In that statement, Clarke claimed that Slammer "disabled some root servers, the heart of Internet traffic." Not true. A report from the RIPE Network Coordination Center -- one of the Internet's four regional registries -- said that at most the worm slowed connectivity to two of the 13 root servers and did not disable any of them. "This did not cause any degradation in [domain name system] service," RIPE concluded.
Clarke also claimed that "a national election/referendum in Canada was cancelled" due to computer mischief. At best, that was a reckless exaggeration. What actually happened is that Canada's New Democratic Party held a leadership convention and found their Internet voting to be sluggish. CBC reported that voting was completed just 45 minutes behind schedule.
It's not just Clarke and Ridge. Exaggeration is easy when you're a bureaucrat hoping to make yourself seem more important and thereby fatten your paycheque at your next job, or when your funding is up for review, or when you want to lobby for new and probably unwise laws that would endanger privacy or impose additional costs on technology firms (one of Clarke's pet ideas).
It's important to remember that, as CNET News.com reported in detail last year, it's always easier to bomb a target than hack a computer. Although it is possible for electronic intrusions to damage infrastructure and threaten physical danger, taking control of those systems from the outside is extremely difficult, requires a great deal of specialised knowledge and must overcome noncomputerized fail-safe measures.

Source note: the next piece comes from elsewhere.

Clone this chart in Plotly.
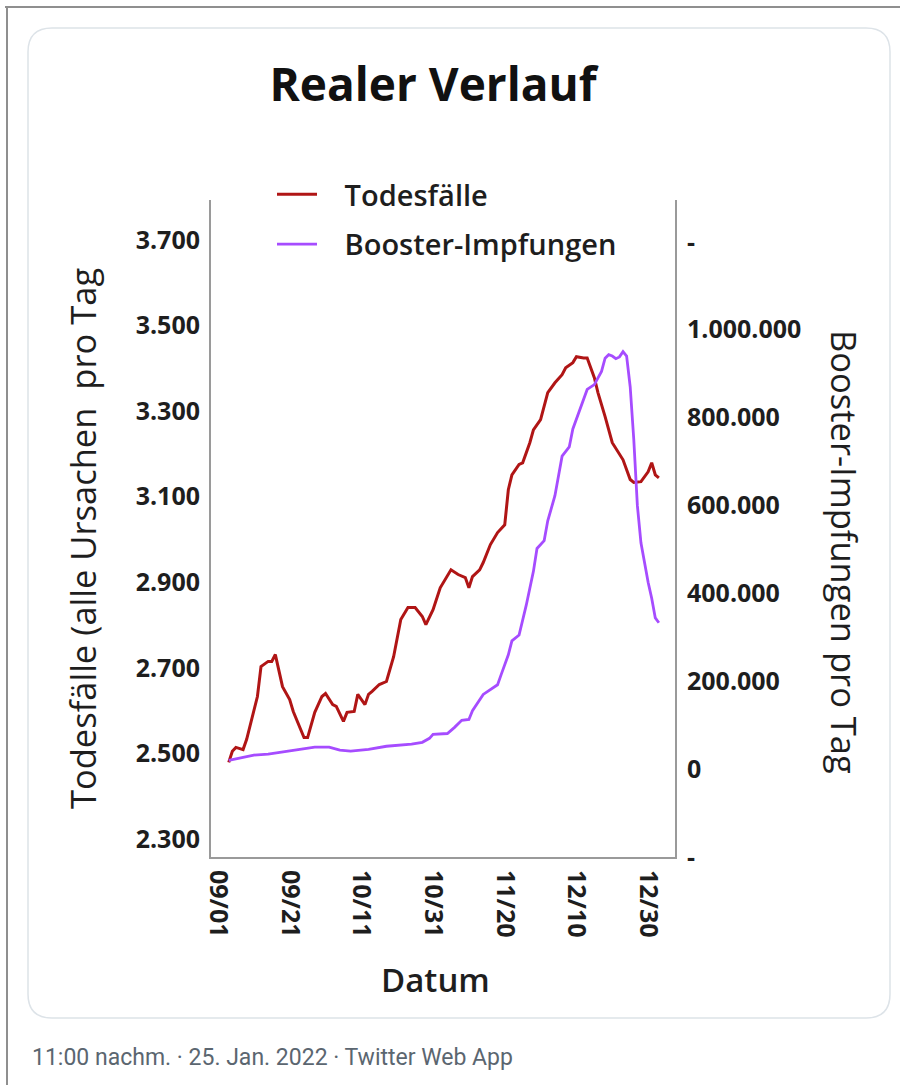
import datetime as dt
import plotly.graph_objects as go

# ---------------- data ----------------
death_dates = [
    "2021-09-04", "2021-09-05", "2021-09-06", "2021-09-08", "2021-09-09", "2021-09-10",
    "2021-09-11", "2021-09-12", "2021-09-13", "2021-09-15", "2021-09-16", "2021-09-17",
    "2021-09-19", "2021-09-21", "2021-09-22", "2021-09-23", "2021-09-25", "2021-09-26",
    "2021-09-28", "2021-09-30", "2021-10-01", "2021-10-03", "2021-10-04", "2021-10-06",
    "2021-10-07", "2021-10-09", "2021-10-10", "2021-10-12", "2021-10-13", "2021-10-14",
    "2021-10-16", "2021-10-18", "2021-10-20", "2021-10-22", "2021-10-24", "2021-10-26",
    "2021-10-28", "2021-10-29", "2021-10-31", "2021-11-02", "2021-11-05", "2021-11-07",
    "2021-11-09", "2021-11-10", "2021-11-11", "2021-11-13", "2021-11-14", "2021-11-16",
    "2021-11-18", "2021-11-20", "2021-11-21", "2021-11-22", "2021-11-24", "2021-11-25",
    "2021-11-27", "2021-11-28", "2021-11-30", "2021-12-02", "2021-12-04", "2021-12-06",
    "2021-12-07", "2021-12-09", "2021-12-10", "2021-12-12", "2021-12-13", "2021-12-15",
    "2021-12-16", "2021-12-18", "2021-12-20", "2021-12-23", "2021-12-25", "2021-12-26",
    "2021-12-28", "2021-12-30", "2021-12-31", "2022-01-01", "2022-01-02",
]
death_values = [
    2479, 2505, 2514, 2509, 2533, 2568,
    2596, 2633, 2703, 2715, 2715, 2731,
    2656, 2626, 2598, 2579, 2537, 2537,
    2596, 2633, 2640, 2614, 2610, 2575,
    2596, 2598, 2638, 2614, 2638, 2645,
    2661, 2668, 2726, 2813, 2841, 2841,
    2820, 2801, 2836, 2887, 2929, 2918,
    2911, 2887, 2913, 2929, 2946, 2988,
    3016, 3034, 3116, 3151, 3175, 3179,
    3226, 3256, 3280, 3343, 3366, 3385,
    3401, 3413, 3427, 3424, 3424, 3378,
    3343, 3287, 3226, 3186, 3140, 3133,
    3135, 3158, 3179, 3151, 3144,
]

booster_dates = [
    "2021-09-04", "2021-09-07", "2021-09-11", "2021-09-15", "2021-09-18", "2021-09-24",
    "2021-09-28", "2021-10-02", "2021-10-05", "2021-10-08", "2021-10-13", "2021-10-18",
    "2021-10-22", "2021-10-25", "2021-10-28", "2021-10-30", "2021-10-31", "2021-11-04",
    "2021-11-06", "2021-11-08", "2021-11-10", "2021-11-11", "2021-11-14", "2021-11-16",
    "2021-11-18", "2021-11-19", "2021-11-21", "2021-11-22", "2021-11-24", "2021-11-26",
    "2021-11-28", "2021-11-29", "2021-12-01", "2021-12-02", "2021-12-04", "2021-12-06",
    "2021-12-08", "2021-12-09", "2021-12-11", "2021-12-13", "2021-12-15", "2021-12-16",
    "2021-12-17", "2021-12-18", "2021-12-19", "2021-12-20", "2021-12-21", "2021-12-22",
    "2021-12-23", "2021-12-24", "2021-12-25", "2021-12-26", "2021-12-27", "2021-12-28",
    "2021-12-29", "2021-12-30", "2021-12-31", "2022-01-01", "2022-01-02",
]
booster_values = [
    20000, 25000, 32000, 34000, 38000, 45000,
    50000, 50000, 43000, 41000, 45000, 52000,
    54000, 57000, 61000, 70000, 79000, 81000,
    95000, 111000, 113000, 133000, 170000, 181000,
    192000, 215000, 260000, 292000, 305000, 373000,
    450000, 502000, 520000, 565000, 622000, 712000,
    733000, 774000, 819000, 864000, 875000, 889000,
    905000, 935000, 943000, 940000, 934000, 938000,
    950000, 940000, 870000, 750000, 600000, 515000,
    465000, 425000, 389000, 344000, 333000,
]

x_tick_dates = ["2021-09-01", "2021-09-21", "2021-10-11", "2021-10-31",
                "2021-11-20", "2021-12-10", "2021-12-30"]
x_tick_labels = ["09/01", "09/21", "10/11", "10/31", "11/20", "12/10", "12/30"]

left_ticks = [2300, 2500, 2700, 2900, 3100, 3300, 3500, 3700]
right_ticks = [-200000, 0, 200000, 400000, 600000, 800000, 1000000, 1200000]
right_tick_labels = ["-", "0", "200.000", "400.000", "600.000", "800.000", "1.000.000", "-"]

title_text = "Realer Verlauf"
legend_names = ["Todesfälle", "Booster-Impfungen"]
left_title = "Todesfälle (alle Ursachen  pro Tag"
right_title = "Booster-Impfungen pro Tag"
x_title = "Datum"
footer_text = "11:00 nachm. · 25. Jan. 2022 · Twitter Web App"

# ---------------- layout geometry (pixels) ----------------
W, H = 900, 1085
L, R, T, B = 211, 675, 200, 857   # plot area edges in pixels

def px(xp):
    return (xp - L) / (R - L)

def py(yp):
    return (B - yp) / (B - T)

FONT = "'Open Sans', Lato, sans-serif"
TXT = "#1e1e1e"
RED = "#b01515"
PURPLE = "#a64cff"
AXIS = "#9a9a9a"
NB = "\u00a0"

start = dt.datetime(2021, 9, 1)
x_range = [start - dt.timedelta(days=1.95), start + dt.timedelta(days=127.5)]

fig = go.Figure()
fig.add_trace(go.Scatter(
    x=death_dates, y=death_values, name=NB * 3 + legend_names[0], mode="lines",
    line=dict(color=RED, width=3), yaxis="y", legendgroup="a",
))
fig.add_trace(go.Scatter(
    x=booster_dates, y=booster_values, name=NB * 3 + legend_names[1], mode="lines",
    line=dict(color=PURPLE, width=2.8), yaxis="y2", legendgroup="b",
))

# rounded card
x0, y0, x1, y1, r = 28, 28, 890, 1018, 24
card_path = (
    f"M {px(x0 + r)},{py(y0)} L {px(x1 - r)},{py(y0)} "
    f"Q {px(x1)},{py(y0)} {px(x1)},{py(y0 + r)} "
    f"L {px(x1)},{py(y1 - r)} Q {px(x1)},{py(y1)} {px(x1 - r)},{py(y1)} "
    f"L {px(x0 + r)},{py(y1)} Q {px(x0)},{py(y1)} {px(x0)},{py(y1 - r)} "
    f"L {px(x0)},{py(y0 + r)} Q {px(x0)},{py(y0)} {px(x0 + r)},{py(y0)} Z"
)

shapes = [
    dict(type="path", xref="paper", yref="paper", path=card_path,
         line=dict(color="#dde3e8", width=1.5), fillcolor="rgba(0,0,0,0)", layer="below"),
    dict(type="line", xref="paper", yref="paper", x0=px(5), x1=px(900), y0=py(7), y1=py(7),
         line=dict(color="#8f8f8f", width=2)),
    dict(type="line", xref="paper", yref="paper", x0=px(7), x1=px(7), y0=py(7), y1=py(1085),
         line=dict(color="#8f8f8f", width=2)),
]

annotations = [
    dict(text=left_title, xref="paper", yref="paper", x=px(82), y=py(539),
         textangle=-90, showarrow=False, xanchor="center", yanchor="middle",
         font=dict(family=FONT, size=34.5, color=TXT, weight=500)),
    dict(text=right_title, xref="paper", yref="paper", x=px(845), y=py(552),
         textangle=90, showarrow=False, xanchor="center", yanchor="middle",
         font=dict(family=FONT, size=34.5, color=TXT, weight=500)),
    dict(text=x_title, xref="paper", yref="paper", x=px(435), y=py(979),
         showarrow=False, xanchor="center", yanchor="middle",
         font=dict(family=FONT, size=33, color=TXT, weight=600)),
    dict(text=footer_text, xref="paper", yref="paper", x=px(30), y=py(1057),
         showarrow=False, xanchor="left", yanchor="middle",
         font=dict(family="Roboto, sans-serif", size=23, color="#5b6670")),
]

fig.update_layout(
    width=W, height=H,
    margin=dict(l=L, r=W - R, t=T, b=H - B, pad=0),
    paper_bgcolor="white", plot_bgcolor="white",
    separators=",.",
    showlegend=True,
    title=dict(text=title_text, x=433 / W, y=1 - 85 / H, xanchor="center", yanchor="middle",
               font=dict(family=FONT, size=46, color="#111111", weight="bold")),
    legend=dict(x=px(272), y=py(169), xanchor="left", yanchor="top",
                bgcolor="rgba(0,0,0,0)", borderwidth=0, tracegroupgap=9,
                font=dict(family=FONT, size=29, color=TXT, weight=600),
                traceorder="grouped", itemwidth=40),
    xaxis=dict(
        type="date", range=x_range, tickvals=x_tick_dates, ticktext=x_tick_labels,
        tickangle=90, showgrid=False, zeroline=False, showline=True,
        linecolor=AXIS, linewidth=2, ticks="", mirror=False, ticklabelstandoff=6,
        tickfont=dict(family=FONT, size=25, color=TXT, weight="bold"),
    ),
    yaxis=dict(
        range=[2258, 3793], tickvals=left_ticks, tickformat=",d",
        showgrid=False, zeroline=False, showline=True, linecolor=AXIS, linewidth=2,
        ticks="", ticklabelstandoff=4,
        tickfont=dict(family=FONT, size=25, color=TXT, weight="bold"),
    ),
    yaxis2=dict(
        range=[-200000, 1295000], tickvals=right_ticks, ticktext=right_tick_labels,
        overlaying="y", side="right", anchor="x",
        showgrid=False, zeroline=False, showline=True, linecolor=AXIS, linewidth=2,
        ticks="", ticklabelstandoff=5,
        tickfont=dict(family=FONT, size=25, color=TXT, weight="bold"),
    ),
    shapes=shapes,
    annotations=annotations,
)

fig.write_html(
    "out.html",
    config={"displayModeBar": False},
    post_script="document.body.style.margin='0';document.body.style.overflow='hidden';",
)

Put another way, I've never heard of one death that could be attributed to "cyberterrorism." Not being able to check your email for a day is an annoyance, not terrorism, as Counterpane's Bruce Schneier said last week.
On Thursday evening, President Bush said he would nominate Frank Libutti to be Ridge's undersecretary for "Information Analysis and Infrastructure Protection," a position that will have key Internet responsibilities. Libutti currently is deputy commissioner for counterterrorism at the New York City Police Department, and is also a retired lieutenant general in the US Marine Corps.
The Internet community should work with Libutti to put the threat of cyberterrorism in perspective. We don't need any more government officials clamouring for intrusive new laws and claiming, against all common sense, that a "digital Pearl Harbor" is just around the corner.